Its next foreign trip was a ten-day excursion to the Lot and Dordogne areas of France. I’d got a 3 l steel cylinder dedicated for oxygen use. This ended up lasting me the entire time I was there (in addition to a few changes of sodalime carbon dioxide absorbent) – being used for several decompression dives as well as one 500 m cave penetration solely on closed circuit. As always, I carried adequate open circuit bailout, which included fitting a second stage to the oxygen cylinder driving the rebreather. This came in handy for another diver whose computer had locked out on him – I simply unplugged my rebreather (when I’d done with it) and passed him the open circuit regulator and oxygen tank to use up. An amusing incident occurred when I returned to my rebreather (having left it securely moored at my 6 m decompression stop) to find it missing. Suspecting foul play or a trick by my buddies I spotted it on the surface floating above me. An emergency ascent to collect it and a return to my stop and all was well.
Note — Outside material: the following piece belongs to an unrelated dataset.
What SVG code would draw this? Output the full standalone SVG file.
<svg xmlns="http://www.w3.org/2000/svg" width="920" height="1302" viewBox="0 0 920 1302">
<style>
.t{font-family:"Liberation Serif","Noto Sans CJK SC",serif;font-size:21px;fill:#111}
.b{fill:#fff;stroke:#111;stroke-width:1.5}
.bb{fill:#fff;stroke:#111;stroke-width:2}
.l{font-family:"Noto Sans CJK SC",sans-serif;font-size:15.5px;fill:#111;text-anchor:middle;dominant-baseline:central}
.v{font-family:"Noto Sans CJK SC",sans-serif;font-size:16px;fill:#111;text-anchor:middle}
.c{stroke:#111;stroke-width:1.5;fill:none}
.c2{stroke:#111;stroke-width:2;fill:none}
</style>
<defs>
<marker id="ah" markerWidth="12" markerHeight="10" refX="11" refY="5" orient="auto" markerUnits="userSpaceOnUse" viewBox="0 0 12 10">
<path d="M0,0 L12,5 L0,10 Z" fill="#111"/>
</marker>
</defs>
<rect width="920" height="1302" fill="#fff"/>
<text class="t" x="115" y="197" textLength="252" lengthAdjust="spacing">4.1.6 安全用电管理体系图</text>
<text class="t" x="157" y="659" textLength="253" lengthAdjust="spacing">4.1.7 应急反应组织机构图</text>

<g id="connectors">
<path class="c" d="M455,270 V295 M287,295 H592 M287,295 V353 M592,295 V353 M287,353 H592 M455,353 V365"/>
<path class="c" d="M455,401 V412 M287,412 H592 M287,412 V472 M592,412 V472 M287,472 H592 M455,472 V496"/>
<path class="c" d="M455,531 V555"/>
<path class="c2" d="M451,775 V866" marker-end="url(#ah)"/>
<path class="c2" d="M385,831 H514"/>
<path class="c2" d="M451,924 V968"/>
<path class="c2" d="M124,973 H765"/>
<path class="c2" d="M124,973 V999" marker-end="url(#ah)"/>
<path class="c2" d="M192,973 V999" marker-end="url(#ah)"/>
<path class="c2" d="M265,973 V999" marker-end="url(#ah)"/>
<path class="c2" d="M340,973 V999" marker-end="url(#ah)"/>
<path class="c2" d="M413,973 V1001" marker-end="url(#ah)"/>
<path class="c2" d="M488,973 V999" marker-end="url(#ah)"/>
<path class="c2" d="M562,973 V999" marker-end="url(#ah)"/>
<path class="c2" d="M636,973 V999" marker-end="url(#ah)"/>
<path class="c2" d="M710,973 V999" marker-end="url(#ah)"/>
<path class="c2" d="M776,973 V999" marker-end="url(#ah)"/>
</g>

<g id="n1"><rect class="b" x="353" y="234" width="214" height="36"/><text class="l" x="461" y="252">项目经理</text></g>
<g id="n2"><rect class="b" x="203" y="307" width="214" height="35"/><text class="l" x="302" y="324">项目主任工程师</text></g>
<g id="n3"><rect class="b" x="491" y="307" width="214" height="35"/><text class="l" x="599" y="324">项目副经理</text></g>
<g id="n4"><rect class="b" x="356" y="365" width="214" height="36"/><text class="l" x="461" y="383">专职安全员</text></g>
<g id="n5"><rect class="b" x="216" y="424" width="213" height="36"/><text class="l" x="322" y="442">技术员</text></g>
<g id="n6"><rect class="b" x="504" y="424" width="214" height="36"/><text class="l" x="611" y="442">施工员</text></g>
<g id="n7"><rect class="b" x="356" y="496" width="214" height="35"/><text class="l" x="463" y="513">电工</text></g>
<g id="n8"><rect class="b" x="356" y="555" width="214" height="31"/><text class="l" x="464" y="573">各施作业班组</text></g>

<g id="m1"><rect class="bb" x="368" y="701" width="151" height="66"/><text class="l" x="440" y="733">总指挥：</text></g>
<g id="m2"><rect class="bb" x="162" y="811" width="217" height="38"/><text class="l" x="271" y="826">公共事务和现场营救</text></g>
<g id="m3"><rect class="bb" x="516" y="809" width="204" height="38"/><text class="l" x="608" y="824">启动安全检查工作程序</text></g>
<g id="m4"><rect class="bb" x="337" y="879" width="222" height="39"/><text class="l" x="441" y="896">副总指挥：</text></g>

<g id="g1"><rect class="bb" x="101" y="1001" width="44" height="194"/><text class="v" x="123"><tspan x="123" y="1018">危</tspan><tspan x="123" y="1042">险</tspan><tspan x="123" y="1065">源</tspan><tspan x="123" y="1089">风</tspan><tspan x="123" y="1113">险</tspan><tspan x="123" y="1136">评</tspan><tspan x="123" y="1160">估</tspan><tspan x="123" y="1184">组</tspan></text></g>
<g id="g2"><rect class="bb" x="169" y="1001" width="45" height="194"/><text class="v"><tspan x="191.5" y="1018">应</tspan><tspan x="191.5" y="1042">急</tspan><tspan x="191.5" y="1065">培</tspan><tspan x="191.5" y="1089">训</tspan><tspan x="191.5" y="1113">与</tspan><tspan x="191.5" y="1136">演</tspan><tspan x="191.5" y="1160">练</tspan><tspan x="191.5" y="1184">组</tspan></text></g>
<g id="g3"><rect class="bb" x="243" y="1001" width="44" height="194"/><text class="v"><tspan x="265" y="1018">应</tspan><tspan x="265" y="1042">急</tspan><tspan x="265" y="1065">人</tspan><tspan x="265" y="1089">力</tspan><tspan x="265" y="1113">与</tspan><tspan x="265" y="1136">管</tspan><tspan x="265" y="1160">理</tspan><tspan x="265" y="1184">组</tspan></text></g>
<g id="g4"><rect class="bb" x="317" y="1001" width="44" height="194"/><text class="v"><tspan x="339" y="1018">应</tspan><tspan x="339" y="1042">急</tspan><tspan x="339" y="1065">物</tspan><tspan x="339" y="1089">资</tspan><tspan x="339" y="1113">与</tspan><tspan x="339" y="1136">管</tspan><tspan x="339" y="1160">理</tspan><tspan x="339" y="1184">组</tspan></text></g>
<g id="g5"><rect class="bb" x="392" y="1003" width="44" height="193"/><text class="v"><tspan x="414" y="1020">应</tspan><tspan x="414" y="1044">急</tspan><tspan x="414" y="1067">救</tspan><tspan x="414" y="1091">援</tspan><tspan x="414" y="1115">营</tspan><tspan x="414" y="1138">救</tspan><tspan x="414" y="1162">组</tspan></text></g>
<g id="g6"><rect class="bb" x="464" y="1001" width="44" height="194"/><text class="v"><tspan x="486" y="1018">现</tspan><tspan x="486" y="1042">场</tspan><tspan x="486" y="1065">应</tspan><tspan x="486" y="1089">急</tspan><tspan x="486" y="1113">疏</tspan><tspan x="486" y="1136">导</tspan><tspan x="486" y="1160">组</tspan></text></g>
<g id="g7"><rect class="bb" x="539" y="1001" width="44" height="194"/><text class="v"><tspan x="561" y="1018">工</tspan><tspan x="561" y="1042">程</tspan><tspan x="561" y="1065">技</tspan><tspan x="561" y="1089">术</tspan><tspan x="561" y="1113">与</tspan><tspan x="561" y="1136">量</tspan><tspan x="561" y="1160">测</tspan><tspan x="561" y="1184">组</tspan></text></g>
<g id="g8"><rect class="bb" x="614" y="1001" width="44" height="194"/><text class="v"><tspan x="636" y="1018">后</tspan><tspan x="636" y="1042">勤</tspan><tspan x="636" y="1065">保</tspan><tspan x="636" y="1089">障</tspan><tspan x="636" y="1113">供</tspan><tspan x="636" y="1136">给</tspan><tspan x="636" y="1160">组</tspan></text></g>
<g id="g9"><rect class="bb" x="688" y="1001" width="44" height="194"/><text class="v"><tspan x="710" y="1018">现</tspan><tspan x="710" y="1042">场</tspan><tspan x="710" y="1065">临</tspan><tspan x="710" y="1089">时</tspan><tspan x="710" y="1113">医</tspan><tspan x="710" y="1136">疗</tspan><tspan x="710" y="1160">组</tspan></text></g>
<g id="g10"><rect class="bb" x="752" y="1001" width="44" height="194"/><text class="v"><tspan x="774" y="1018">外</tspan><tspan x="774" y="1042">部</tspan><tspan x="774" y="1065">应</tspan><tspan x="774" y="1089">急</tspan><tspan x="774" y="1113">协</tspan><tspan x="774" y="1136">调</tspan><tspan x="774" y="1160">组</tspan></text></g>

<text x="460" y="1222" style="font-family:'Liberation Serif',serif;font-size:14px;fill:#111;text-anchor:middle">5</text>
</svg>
A second incident of that nature taught me to securely fasten the rebreather to something solid when leaving it for later use.

Since then the P1SS has seen sterling service in the UK during explorations of a flooded mine complex near to Birmingham. The limits of exploration lie over a kilometre from the entrance at depths approaching 60 m. The rebreather can often be seen moored to a collection of rocks some 50 m into the mine and gets used for hour-long hangs in cold water. The benefits of breathing warm gas from the rebreather are apparent as well as the cost savings (1/2 the price including the cost of the sodalime) over using oxygen in open circuit mode.

Unsurprisingly, my antics have generated some interest amongst my colleagues and there are a number of homemade closed-circuit rebreathers in various states of construction. I’ve been working on a fully closed, mixed-gas rebreather which has seen field (cave) use on a number of occasions. More about the thrills and spills of that some other time…mind how you go!